Find the lines holding the string "script" in the data, then copy all of them.

Raw data —
○ ○ ○ ○ ○ ○ ○

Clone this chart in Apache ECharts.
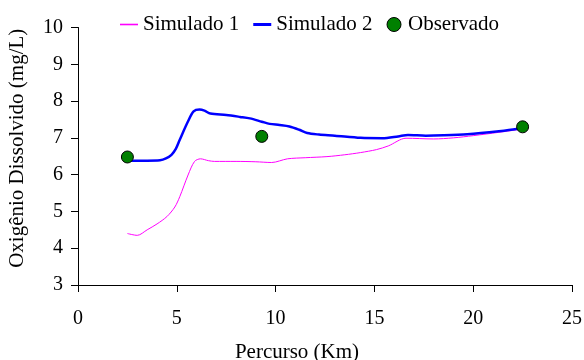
<!DOCTYPE html>
<html>
<head>
<meta charset="utf-8">
<script src="https://cdn.jsdelivr.net/npm/echarts@6/dist/echarts.min.js"></script>
<style>html,body{margin:0;padding:0;background:#fff}#c{width:584px;height:360px}</style>
</head>
<body>
<div id="c"></div>
<script>
const sim1X = [2.5, 3.0, 3.5, 4.0, 4.5, 4.9, 5.15, 5.57, 5.9, 6.2, 6.6, 6.9, 8.0, 9.0, 9.8, 10.6, 11.5, 12.6, 13.5, 14.3, 15.1, 15.7, 16.6, 18.0, 19.0, 20.0, 21.3, 22.2, 22.5];
const sim1Y = [4.40, 4.35, 4.50, 4.66, 4.86, 5.12, 5.40, 5.99, 6.36, 6.43, 6.38, 6.36, 6.36, 6.35, 6.33, 6.43, 6.46, 6.49, 6.54, 6.60, 6.68, 6.78, 6.99, 6.97, 7.00, 7.06, 7.15, 7.22, 7.26];
const sim2X = [2.5, 3.0, 3.5, 4.15, 4.45, 4.73, 4.95, 5.15, 5.57, 5.85, 6.15, 6.4, 6.7, 7.5, 8.2, 8.7, 9.3, 9.7, 10.2, 10.7, 11.2, 11.6, 12.2, 13.0, 14.3, 15.4, 16.2, 16.7, 17.6, 18.5, 19.7, 21.3, 22.2, 22.5];
const sim2Y = [6.38, 6.38, 6.38, 6.39, 6.44, 6.54, 6.70, 6.95, 7.45, 7.72, 7.77, 7.74, 7.66, 7.62, 7.57, 7.53, 7.44, 7.38, 7.35, 7.31, 7.22, 7.13, 7.09, 7.06, 7.00, 6.99, 7.04, 7.08, 7.06, 7.07, 7.10, 7.18, 7.24, 7.28];
const obsX = [2.5, 9.3, 22.5];
const obsY = [6.48, 7.04, 7.30];
const seriesNames = ['Simulado 1', 'Simulado 2', 'Observado'];
const xTitle = 'Percurso (Km)';
const yTitle = 'Oxigênio Dissolvido (mg/L)';

const zip = (a, b) => a.map((v, i) => [v, b[i]]);
const FONT = 'Liberation Serif';
const chart = echarts.init(document.getElementById('c'), null, {renderer: 'canvas'});
chart.setOption({
  animation: false,
  textStyle: {fontFamily: FONT, color: '#000'},
  grid: {left: 78, right: 12, top: 27.5, bottom: 75, outerBoundsMode: 'none', containLabel: false},
  legend: {
    left: 115, top: 9, itemGap: 14, itemWidth: 18, itemHeight: 14,
    textStyle: {fontFamily: FONT, fontSize: 21, color: '#000'},
    data: [
      {name: seriesNames[0], icon: 'path://M0,6 H18 V7.6 H0 Z', itemStyle: {color: '#ff00ff'}},
      {name: seriesNames[1], icon: 'path://M0,5.5 H18 V8.5 H0 Z', itemStyle: {color: '#0000ff'}},
      {name: seriesNames[2], icon: 'circle', itemStyle: {color: '#008000', borderColor: '#000', borderWidth: 1}}
    ]
  },
  xAxis: {
    type: 'value', min: 0, max: 25, interval: 5,
    name: xTitle, nameLocation: 'middle', nameGap: 57,
    nameTextStyle: {fontFamily: FONT, fontSize: 21, color: '#000', padding: [0, 56, 0, 0]},
    axisLine: {show: true, lineStyle: {color: '#000', width: 1}},
    axisTick: {show: true, length: 7, lineStyle: {color: '#000'}},
    axisLabel: {fontFamily: FONT, fontSize: 20, color: '#000', margin: 24},
    splitLine: {show: false}
  },
  yAxis: {
    type: 'value', min: 3, max: 10, interval: 1,
    name: yTitle, nameLocation: 'middle', nameGap: 50,
    nameTextStyle: {fontFamily: FONT, fontSize: 21, color: '#000', padding: [0, 0, 0, 16]},
    axisLine: {show: true, lineStyle: {color: '#000', width: 1}},
    axisTick: {show: true, length: 7, lineStyle: {color: '#000'}},
    axisLabel: {fontFamily: FONT, fontSize: 20, color: '#000', margin: 15},
    splitLine: {show: false}
  },
  series: [
    {name: seriesNames[0], type: 'line', data: zip(sim1X, sim1Y), smooth: 0.3, symbol: 'none',
     lineStyle: {color: '#ff00ff', width: 1}, itemStyle: {color: '#ff00ff'}, z: 2},
    {name: seriesNames[1], type: 'line', data: zip(sim2X, sim2Y), smooth: 0.3, symbol: 'none',
     lineStyle: {color: '#0000ff', width: 2.5}, itemStyle: {color: '#0000ff'}, z: 3},
    {name: seriesNames[2], type: 'scatter', data: zip(obsX, obsY), symbol: 'circle', symbolSize: 12,
     itemStyle: {color: '#008000', borderColor: '#000', borderWidth: 1, opacity: 1}, z: 4}
  ]
});
</script>
</body>
</html>
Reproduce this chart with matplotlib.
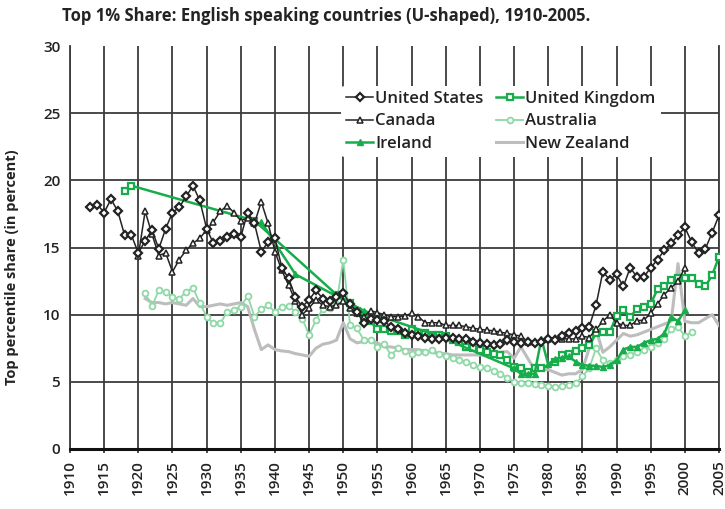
import numpy as np
import matplotlib
matplotlib.use('Agg')
import matplotlib.pyplot as plt

plt.rcParams['font.family'] = ['Open Sans', 'DejaVu Sans']

# ─────────────────────────────────────────────────────────────────────────────
# DATA  (top 1% income share, percent)
# ─────────────────────────────────────────────────────────────────────────────

us_years = list(range(1913, 2006))
us_share = [
    18.0, 18.2, 17.6, 18.6, 17.7, 15.9, 15.9,
    14.6, 15.5, 16.3, 14.9, 16.4, 17.6, 18.0, 18.8, 19.6, 18.5,
    16.4, 15.3, 15.5, 15.8, 16.0, 15.8, 17.6, 16.8, 14.7, 15.4,
    15.7, 13.5, 12.7, 11.3, 10.6, 11.1, 11.8, 11.2, 11.0, 11.3,
    11.6, 10.8, 10.2, 9.4, 9.7, 9.6, 9.5, 9.1, 8.9, 8.6,
    8.5, 8.4, 8.3, 8.2, 8.2, 8.3, 8.3, 8.2, 8.2, 8.0,
    7.9, 7.8, 7.75, 7.8, 8.1, 8.0, 7.9, 8.0, 7.9, 8.0,
    8.2, 8.1, 8.4, 8.6, 8.8, 9.0, 9.1, 10.7, 13.2, 12.6,
    13.0, 12.1, 13.5, 12.8, 12.8, 13.5, 14.1, 14.8, 15.3, 15.9,
    16.5, 15.4, 14.6, 14.9, 16.1, 17.4,
]

ca_years = list(range(1920, 2001))
ca_share = [
    14.4, 17.7, 16.0, 14.4, 14.6, 13.2, 14.1, 14.8, 15.3, 15.7,
    16.3, 16.9, 17.7, 18.1, 17.6, 17.0, 17.2, 16.8, 18.4, 16.8,
    14.7, 13.3, 12.2, 11.0, 10.0, 10.5, 11.1, 10.7, 10.6, 10.7,
    11.0, 10.5, 10.1, 9.85, 10.3, 10.15, 10.0, 9.85, 9.85, 9.9,
    10.1, 9.85, 9.4, 9.4, 9.4, 9.2, 9.2, 9.2, 9.1, 9.0,
    8.9, 8.85, 8.8, 8.7, 8.6, 8.5, 8.4, 8.0, 8.0, 8.1,
    8.2, 8.3, 8.2, 8.2, 8.2, 8.4, 8.3, 8.9, 9.5, 10.0,
    9.4, 9.2, 9.2, 9.55, 9.6, 10.1, 10.8, 11.5, 12.0, 12.5,
    13.5,
]

ie_years = [1938, 1943, 1953, 1964] + list(range(1975, 2001))
ie_share = [
    16.9, 13.0, 10.3, 8.4,
    6.0, 5.6, 5.6, 5.6, 8.2, 6.3, 6.7, 6.8, 6.9, 6.5,
    6.25, 6.2, 6.2, 6.1, 6.25, 6.6, 7.4, 7.6, 7.6, 7.9,
    8.1, 8.2, 8.6, 9.85, 9.5, 10.35,
]

uk_years = [1918, 1919, 1937, 1949] + list(range(1951, 1980)) + list(range(1981, 2006))
uk_share = [
    19.2, 19.6, 17.0, 11.5,
    10.9, 10.3, 9.7, 9.5, 8.9, 8.9, 8.8, 8.8, 8.5, 8.9,
    8.6, 8.6, 8.5, 8.5, 8.4, 8.1, 8.0, 7.6, 7.5, 7.4,
    7.2, 7.1, 7.0, 6.6, 6.1, 6.0, 5.75, 6.0, 6.0,
    6.5, 7.0, 7.1, 7.3, 7.5, 7.75, 8.6, 8.7, 8.7, 9.9,
    10.35, 9.85, 10.4, 10.6, 10.8, 11.9, 12.1, 12.6, 12.7, 12.7,
    12.7, 12.3, 12.1, 12.95, 14.3,
]

au_years = list(range(1921, 2002))
au_share = [
    11.6, 10.65, 11.8, 11.7, 11.3, 11.2, 11.7, 12.0, 10.85, 9.85,
    9.35, 9.35, 10.2, 10.35, 10.6, 11.4, 9.85, 10.4, 10.7, 10.2,
    10.6, 10.65, 10.2, 9.7, 8.5, 9.6, 10.4, 10.5, 10.8, 14.1,
    9.2, 9.0, 8.1, 8.1, 7.6, 7.8, 7.0, 7.5, 7.3, 7.1,
    7.25, 7.2, 7.4, 7.1, 6.9, 6.8, 6.6, 6.5, 6.25, 6.1,
    6.0, 5.8, 5.6, 5.3, 5.0, 4.9, 4.9, 4.85, 4.8, 4.7,
    4.65, 4.7, 4.8, 4.9, 5.4, 6.0, 7.5, 6.6, 6.4, 6.6,
    6.9, 7.0, 7.25, 7.4, 7.6, 7.9, 8.2, 8.9, 9.1, 8.4,
    8.7,
]

nz_years = list(range(1921, 2006))
nz_share = [
    11.2, 10.9, 10.9, 10.8, 10.9, 10.8, 10.7, 11.2, 10.6, 10.6,
    10.7, 10.8, 10.7, 10.8, 10.9, 10.6, 8.9, 7.4, 7.75, 7.4,
    7.3, 7.25, 7.1, 7.0, 6.9, 7.5, 7.8, 7.9, 8.1, 9.4,
    8.2, 7.9, 8.0, 8.1, 7.9, 7.6, 7.6, 7.5, 7.4, 7.4,
    7.4, 7.3, 7.2, 7.1, 7.1, 7.0, 7.0, 7.0, 7.0, 7.0,
    7.0, 7.1, 7.2, 7.25, 6.75, 7.6, 6.75, 5.9, 5.9, 5.9,
    5.7, 5.5, 5.6, 5.6, 5.9, 7.5, 8.9, 7.2, 7.6, 8.1,
    8.6, 8.4, 8.5, 8.7, 8.9, 9.1, 9.3, 9.5, 13.8, 9.5,
    9.4, 9.4, 9.7, 10.0, 9.2,
]

x_ticks = list(range(1910, 2006, 5))
y_ticks = list(range(0, 31, 5))

TITLE = "Top 1% Share: English speaking countries (U-shaped), 1910-2005."
YLABEL = "Top percentile share (in percent)"

DARK = '#232323'
GRID = '#3c3c3c'
GREEN = '#16ad4a'
LIGHT_GREEN = '#8ed9a6'
GREY = '#bdbdbd'

# ─────────────────────────────────────────────────────────────────────────────
# PLOT
# ─────────────────────────────────────────────────────────────────────────────

fig = plt.figure(figsize=(7.25, 5.09), dpi=100)
ax = fig.add_axes([70 / 725, 1 - 449 / 509, 649 / 725, 403 / 509])

nz, = ax.plot(nz_years, nz_share, color=GREY, lw=2.2, zorder=3, label='New Zealand')
au, = ax.plot(au_years, au_share, color=LIGHT_GREEN, lw=1.3, marker='o', ms=4.2,
              mfc='white', mec=LIGHT_GREEN, mew=1.3, zorder=4, label='Australia')
uk, = ax.plot(uk_years, uk_share, color=GREEN, lw=1.8, marker='s', ms=4.2,
              mfc='white', mec=GREEN, mew=1.6, zorder=5, label='United Kingdom')
ie, = ax.plot(ie_years, ie_share, color=GREEN, lw=1.8, marker='^', ms=5,
              mfc=GREEN, mec=GREEN, zorder=5, label='Ireland')
ca, = ax.plot(ca_years, ca_share, color=DARK, lw=1.1, marker='^', ms=4.6,
              mfc='white', mec=DARK, mew=1.1, zorder=6, label='Canada')
us, = ax.plot(us_years, us_share, color=DARK, lw=1.1, marker='D', ms=3.8,
              mfc='white', mec=DARK, mew=1.6, zorder=7, label='United States')

ax.set_xlim(1910, 2005)
ax.set_ylim(0, 30)
ax.set_xticks(x_ticks)
ax.set_yticks(y_ticks)
ax.grid(True, color=GRID, lw=1.3, zorder=1)
ax.set_axisbelow(True)
# no line along the top (30) edge, as in the original
ax.get_ygridlines()[-1].set_visible(False)
ax.spines['top'].set_visible(False)
for side in ['left', 'right']:
    ax.spines[side].set_color(GRID)
    ax.spines[side].set_linewidth(1.3)
ax.spines['bottom'].set_color('#111111')
ax.spines['bottom'].set_linewidth(2.2)

ax.tick_params(axis='x', length=3, width=1.3, color=GRID, pad=5, labelsize=11,
               labelrotation=90, labelcolor=DARK)
ax.tick_params(axis='y', length=0, pad=7, labelsize=11, labelcolor=DARK)
for lbl in ax.get_xticklabels() + ax.get_yticklabels():
    lbl.set_fontweight('semibold')

ax.set_ylabel(YLABEL, fontsize=10.5, fontweight='bold', color=DARK)
ax.yaxis.set_label_coords(-0.078, 0.452)

leg = ax.legend(handles=[us, ca, ie, uk, au, nz], ncol=2, loc='upper left',
                bbox_to_anchor=(0.405, 0.922), frameon=True, facecolor='white',
                edgecolor='none', framealpha=1, fontsize=12, handlelength=1.6,
                handletextpad=0.15, columnspacing=0.75, labelspacing=0.4,
                borderpad=0.3)
leg.set_zorder(10)
for t in leg.get_texts():
    t.set_fontweight('semibold')
    t.set_color(DARK)

fig.text(62 / 725, 1 - 16 / 509, TITLE, fontsize=12, fontweight='bold',
         color=DARK, va='center', ha='left')

fig.savefig('out.png', dpi=100, facecolor='white')
plt.close(fig)
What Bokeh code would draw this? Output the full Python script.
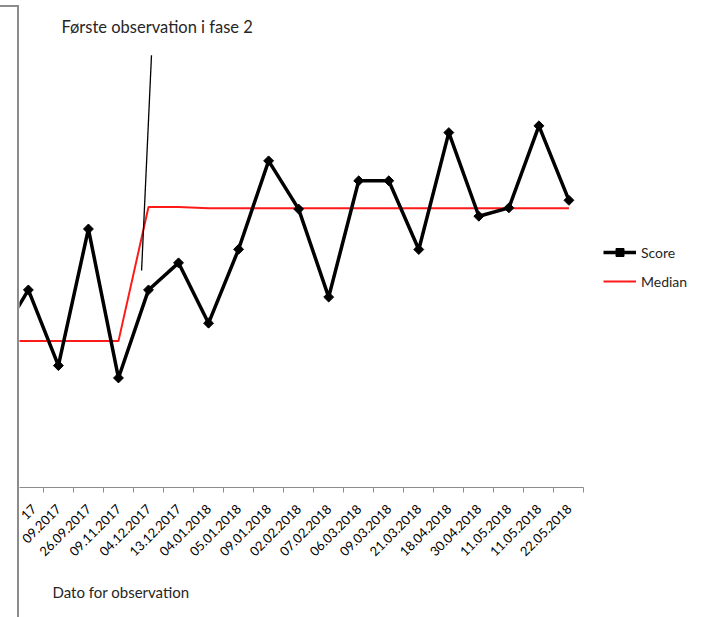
from math import pi
from bokeh.plotting import figure
from bokeh.models import FixedTicker, Legend, LegendItem, Label, Range1d, Title, Div
from bokeh.layouts import row
from bokeh.embed import file_html
from bokeh.resources import INLINE

# ---- data ----
dates = ["21.08.2017", "30.08.2017", "12.09.2017", "26.09.2017", "09.11.2017",
         "04.12.2017", "13.12.2017", "04.01.2018", "05.01.2018", "09.01.2018",
         "02.02.2018", "07.02.2018", "06.03.2018", "09.03.2018", "21.03.2018",
         "18.04.2018", "30.04.2018", "11.05.2018", "11.05.2018", "22.05.2018"]
# tick labels as visible in the (left-cropped) picture
tick_labels = ["", "17", "09.2017"] + dates[3:]
score = [37.0, 49.6, 30.6, 64.9, 27.5,
         49.6, 56.4, 41.25, 59.8, 82.0,
         69.9, 47.8, 77.0, 77.0, 59.75,
         89.1, 68.1, 70.2, 90.8, 72.1]
median = [36.75, 36.75, 36.75, 36.75, 36.75,
          70.4, 70.4, 70.1, 70.1, 70.1,
          70.1, 70.1, 70.1, 70.1, 70.1,
          70.1, 70.1, 70.1, 70.1, 70.1]
x = list(range(len(dates)))

annot_text = "Første observation i fase 2"
annot_pos = (2.10, 115.6)
callout = ([5.10], [108.5], [4.77], [54.5])
xlabel_text = "Dato for observation"

FONT = "Lato"
TXT = "#262626"

p = figure(width=687, height=617,
           x_range=Range1d(0.705, 23.58), y_range=Range1d(0, 120.25),
           output_backend="svg", toolbar_location=None, y_axis_location=None,
           min_border_left=0, min_border_right=0, min_border_top=8,
           min_border_bottom=128)
p.outline_line_color = None
p.grid.grid_line_color = None
p.background_fill_color = "white"
p.border_fill_color = "white"

ax = p.xaxis[0]
ax.bounds = (0.705, 19.5)
ax.ticker = FixedTicker(ticks=x, minor_ticks=[i + 0.5 for i in range(0, len(x))])
ax.major_label_overrides = {i: t for i, t in enumerate(tick_labels)}
ax.major_label_orientation = pi / 4
ax.major_tick_line_color = None
ax.major_tick_out = 0
ax.major_tick_in = 0
ax.minor_tick_out = 5
ax.minor_tick_in = 0
ax.minor_tick_line_color = "#8c8c8c"
ax.axis_line_color = "#8c8c8c"
ax.major_label_text_font = FONT
ax.major_label_text_font_size = "13px"
ax.major_label_text_color = "#000000"
ax.major_label_standoff = 14

med = p.line(x, median, line_color="#ff1a1a", line_width=2)
sl = p.line(x, score, line_color="black", line_width=3.5)
sm = p.scatter(x, score, marker="square", angle=[pi / 4] * len(x), size=7,
               fill_color="black", line_color="black")

p.segment(x0=callout[0], y0=callout[1], x1=callout[2], y1=callout[3],
          line_color="black", line_width=1.3)

p.add_layout(Label(x=annot_pos[0], y=annot_pos[1], text=annot_text,
                   text_font=FONT, text_font_size="16.5px", text_color=TXT,
                   text_baseline="alphabetic"))

p.add_layout(Title(text=xlabel_text, align="left", offset=33, standoff=34,
                   text_font=FONT, text_font_size="15px", text_color=TXT,
                   text_font_style="normal"), "below")

legend = Legend(items=[LegendItem(label="Score", renderers=[sl, sm]),
                       LegendItem(label="Median", renderers=[med])],
                location=(584, 196), glyph_width=33, glyph_height=20,
                label_standoff=5, spacing=9, padding=0, margin=0,
                border_line_color=None, background_fill_alpha=0,
                label_text_font=FONT, label_text_font_size="14px",
                label_text_color=TXT)
p.add_layout(legend)

edge = Div(text='<div style="position:absolute;left:0;top:5px;width:19px;height:612px;'
                'box-sizing:border-box;border-top:2px solid #8c8c8c;'
                'border-right:2px solid #8c8c8c;"></div>',
           width=19, height=617, margin=0)

layout = row(edge, p)
open("out.html", "w").write(file_html(layout, INLINE))
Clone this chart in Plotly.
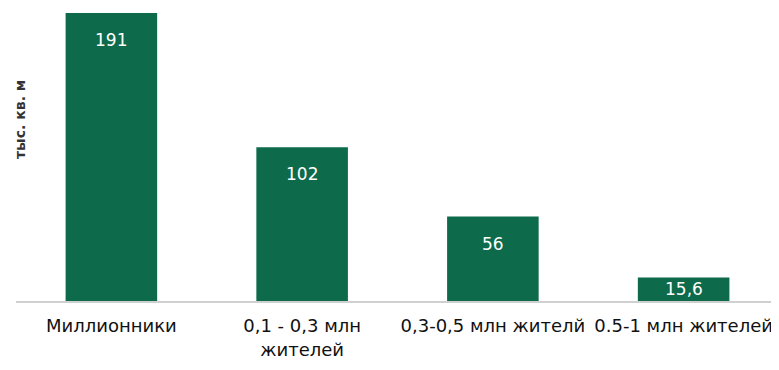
import plotly.graph_objects as go

# данные
categories = ["Миллионники", "0,1 - 0,3 млн<br>жителей", "0,3-0,5 млн жителй", "0.5-1 млн жителей"]
values = [191, 102, 56, 15.6]
value_labels = ["191", "102", "56", "15,6"]

bar_color = "#0d6b4b"
fig_w, fig_h = 771, 362   # страница добавляет отступ 8px
m_l, m_t, m_b = 8, 0, 69
plot_h = fig_h - m_t - m_b
y_max = 194.3
px_per_unit = plot_h / y_max

fig = go.Figure()
fig.add_trace(go.Bar(
    x=categories,
    y=values,
    marker=dict(color=bar_color, line=dict(width=0)),
    hoverinfo="skip",
))

# подписи значений внутри столбцов
for cat, v, lab in zip(categories, values, value_labels):
    shift = min(27, v * px_per_unit / 2)
    fig.add_annotation(
        x=cat, y=v, text=lab, showarrow=False,
        yanchor="middle", yshift=-shift,
        font=dict(family="DejaVu Sans", size=17, color="white"),
    )

# подпись оси Y
fig.add_annotation(
    xref="paper", yref="paper", x=(12 - m_l) / (fig_w - m_l), y=(plot_h - 112) / plot_h,
    text="<b>тыс. кв. м</b>", textangle=-90, showarrow=False,
    xanchor="center", yanchor="middle",
    font=dict(family="DejaVu Sans", size=14, color="#333333"),
)

fig.update_layout(
    width=fig_w, height=fig_h,
    margin=dict(l=m_l, r=0, t=m_t, b=m_b),
    paper_bgcolor="white",
    plot_bgcolor="white",
    bargap=0.52,
    showlegend=False,
    font=dict(family="DejaVu Sans", size=18, color="#111111"),
)
fig.update_xaxes(
    showline=True, linecolor="#d0d0d0", linewidth=1.5,
    ticks="", tickfont=dict(size=18, color="#111111"),
    ticklabelstandoff=8,
    showgrid=False, automargin=False,
)
fig.update_yaxes(
    range=[0, y_max], visible=False, showgrid=False, zeroline=False,
)

fig.write_html("out.html")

○ ○ ○ ○ ○ ○ ○

Result below —
<script src="https://cdn.jsdelivr.net/npm/echarts@6/dist/echarts.min.js"></script>
<script>
</script>
What Bokeh code would draw this? Output the full Python script.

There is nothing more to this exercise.